Source excerpt:
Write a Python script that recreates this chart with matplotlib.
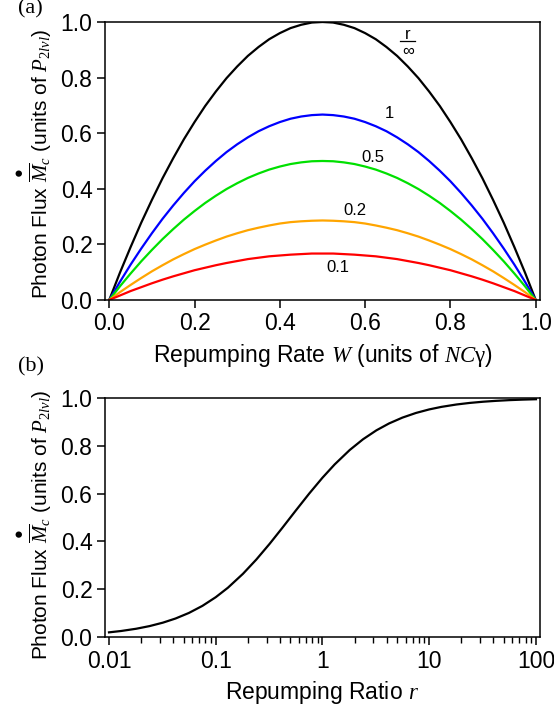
import numpy as np
import matplotlib
matplotlib.use("Agg")
import matplotlib.pyplot as plt

plt.rcParams['font.family'] = ['Liberation Sans', 'DejaVu Sans']
plt.rcParams['mathtext.fontset'] = 'custom'
plt.rcParams['mathtext.rm'] = 'Liberation Serif'
plt.rcParams['mathtext.it'] = 'Liberation Serif:italic'
plt.rcParams['mathtext.bf'] = 'Liberation Serif:bold'

# panel (a): photon flux vs repumping rate W, one curve per ratio r
w_rate = [0.0, 0.025, 0.05, 0.075, 0.1, 0.125, 0.15, 0.175, 0.2, 0.225, 0.25,
          0.275, 0.3, 0.325, 0.35, 0.375, 0.4, 0.425, 0.45, 0.475, 0.5,
          0.525, 0.55, 0.575, 0.6, 0.625, 0.65, 0.675, 0.7, 0.725, 0.75,
          0.775, 0.8, 0.825, 0.85, 0.875, 0.9, 0.925, 0.95, 0.975, 1.0]
flux_inf = [0.0, 0.098, 0.190, 0.278, 0.360, 0.438, 0.510, 0.578, 0.640, 0.698, 0.750,
            0.798, 0.840, 0.878, 0.910, 0.938, 0.960, 0.978, 0.990, 0.998, 1.000,
            0.998, 0.990, 0.978, 0.960, 0.938, 0.910, 0.878, 0.840, 0.798, 0.750,
            0.698, 0.640, 0.578, 0.510, 0.438, 0.360, 0.278, 0.190, 0.098, 0.0]
flux_r1 = [0.0, 0.065, 0.127, 0.185, 0.240, 0.292, 0.340, 0.385, 0.427, 0.465, 0.500,
           0.532, 0.560, 0.585, 0.607, 0.625, 0.640, 0.652, 0.660, 0.665, 0.667,
           0.665, 0.660, 0.652, 0.640, 0.625, 0.607, 0.585, 0.560, 0.532, 0.500,
           0.465, 0.427, 0.385, 0.340, 0.292, 0.240, 0.185, 0.127, 0.065, 0.0]
flux_r05 = [0.0, 0.049, 0.095, 0.139, 0.180, 0.219, 0.255, 0.289, 0.320, 0.349, 0.375,
            0.399, 0.420, 0.439, 0.455, 0.469, 0.480, 0.489, 0.495, 0.499, 0.500,
            0.499, 0.495, 0.489, 0.480, 0.469, 0.455, 0.439, 0.420, 0.399, 0.375,
            0.349, 0.320, 0.289, 0.255, 0.219, 0.180, 0.139, 0.095, 0.049, 0.0]
flux_r02 = [0.0, 0.028, 0.054, 0.079, 0.103, 0.125, 0.146, 0.165, 0.183, 0.199, 0.214,
            0.228, 0.240, 0.251, 0.260, 0.268, 0.275, 0.280, 0.283, 0.285, 0.286,
            0.285, 0.283, 0.280, 0.275, 0.268, 0.260, 0.251, 0.240, 0.228, 0.214,
            0.199, 0.183, 0.165, 0.146, 0.125, 0.103, 0.079, 0.054, 0.028, 0.0]
flux_r01 = [0.0, 0.016, 0.032, 0.046, 0.060, 0.073, 0.085, 0.096, 0.107, 0.116, 0.125,
            0.133, 0.140, 0.147, 0.152, 0.157, 0.160, 0.163, 0.165, 0.167, 0.167,
            0.167, 0.165, 0.163, 0.160, 0.157, 0.152, 0.147, 0.140, 0.133, 0.125,
            0.116, 0.107, 0.096, 0.085, 0.073, 0.060, 0.046, 0.032, 0.016, 0.0]
curve_labels = ['1', '0.5', '0.2', '0.1']

# panel (b): peak flux vs repumping ratio r
ratio_r = [0.01, 0.013, 0.018, 0.024, 0.032, 0.042, 0.056, 0.075, 0.1, 0.13, 0.18,
           0.24, 0.32, 0.42, 0.56, 0.75, 1, 1.3, 1.8, 2.4, 3.2, 4.2, 5.6, 7.5, 10,
           13, 18, 24, 32, 42, 56, 75, 100]
flux_peak = [0.0196, 0.0253, 0.0347, 0.0458, 0.0602, 0.0775, 0.1007, 0.1304, 0.1667,
             0.2063, 0.2647, 0.3243, 0.3902, 0.4565, 0.5283, 0.6, 0.6667, 0.7222,
             0.7826, 0.8276, 0.8649, 0.8936, 0.918, 0.9375, 0.9524, 0.963, 0.973,
             0.9796, 0.9846, 0.9882, 0.9912, 0.9934, 0.995]

ylab = r'Photon Flux $\overset{●}{\overline{M}}_c$ (units of $P_{2lvl}$)'

fig = plt.figure(figsize=(5.54, 7.19), dpi=100)
ax1 = fig.add_axes([0.1895, 0.5828, 0.7852, 0.3866])
ax2 = fig.add_axes([0.1895, 0.1140, 0.7852, 0.3324])

def style_ax(ax):
    for s in ax.spines.values():
        s.set_linewidth(1.1)
    ax.tick_params(which='major', direction='out', length=6, width=1.1,
                   labelsize=16.5, pad=3, top=False, right=False)
    ax.tick_params(which='minor', direction='out', length=4, width=1.0,
                   top=False, right=False)

lw = 1.6
ax1.plot(w_rate, flux_inf, color='black', lw=lw)
ax1.plot(w_rate, flux_r1, color='#0000ff', lw=lw)
ax1.plot(w_rate, flux_r05, color='#00e000', lw=lw)
ax1.plot(w_rate, flux_r02, color='#ffa500', lw=lw)
ax1.plot(w_rate, flux_r01, color='#ff0000', lw=lw)
ax1.set_xlim(-0.01, 1.01)
ax1.set_ylim(0, 1.0)
ax1.set_xticks([0, 0.2, 0.4, 0.6, 0.8, 1.0])
ax1.set_yticks([0, 0.2, 0.4, 0.6, 0.8, 1.0])
ax1.xaxis.set_major_formatter(plt.FormatStrFormatter('%.1f'))
ax1.yaxis.set_major_formatter(plt.FormatStrFormatter('%.1f'))
style_ax(ax1)
ax1.set_xlabel(r'Repumping Rate $W$ (units of $NC\mathrm{\gamma}$)', fontsize=16.5, labelpad=5)
ax1.set_ylabel(ylab, fontsize=15, labelpad=5)
ax1.yaxis.label.set_y(0.49)

for txt, (x, y) in zip(curve_labels, [(0.657, 0.671), (0.617, 0.513), (0.575, 0.321), (0.535, 0.116)]):
    ax1.text(x, y, txt, fontsize=12, ha='center', va='center')
ax1.text(0.700, 0.955, 'r', fontsize=12, ha='center', va='center')
ax1.plot([0.682, 0.716], [0.932, 0.932], color='black', lw=0.9)
ax1.text(0.700, 0.895, '∞', fontsize=12, ha='center', va='center')

ax2.plot(ratio_r, flux_peak, color='black', lw=lw)
ax2.set_xscale('log')
ax2.set_xlim(0.01 / 10**0.0376, 100 * 10**0.0376)
ax2.set_ylim(0, 1.0)
ax2.set_xticks([0.01, 0.1, 1, 10, 100])
ax2.set_xticklabels(['0.01', '0.1', '1', '10', '100'])
ax2.set_yticks([0, 0.2, 0.4, 0.6, 0.8, 1.0])
ax2.yaxis.set_major_formatter(plt.FormatStrFormatter('%.1f'))
style_ax(ax2)
ax2.set_xlabel(r'Repumping Ratio $r$', fontsize=16.5, labelpad=5)
ax2.set_ylabel(ylab, fontsize=15, labelpad=5)
ax2.yaxis.label.set_y(0.47)

fig.text(0.032, 0.987, '(a)', fontsize=16, family='Liberation Serif', ha='left', va='center')
fig.text(0.032, 0.490, '(b)', fontsize=16, family='Liberation Serif', ha='left', va='center')

fig.savefig('out.png', dpi=100)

What is being asked: Give again, word for word, every line from the top of the data through the line with "plt.rcParams['mathtext.bf'] = 'Liberation", both ends included, and exclude the pictures.

Expected output:
Write a Python script that recreates this chart with matplotlib.
import numpy as np
import matplotlib
matplotlib.use("Agg")
import matplotlib.pyplot as plt

plt.rcParams['font.family'] = ['Liberation Sans', 'DejaVu Sans']
plt.rcParams['mathtext.fontset'] = 'custom'
plt.rcParams['mathtext.rm'] = 'Liberation Serif'
plt.rcParams['mathtext.it'] = 'Liberation Serif:italic'
plt.rcParams['mathtext.bf'] = 'Liberation Serif:bold'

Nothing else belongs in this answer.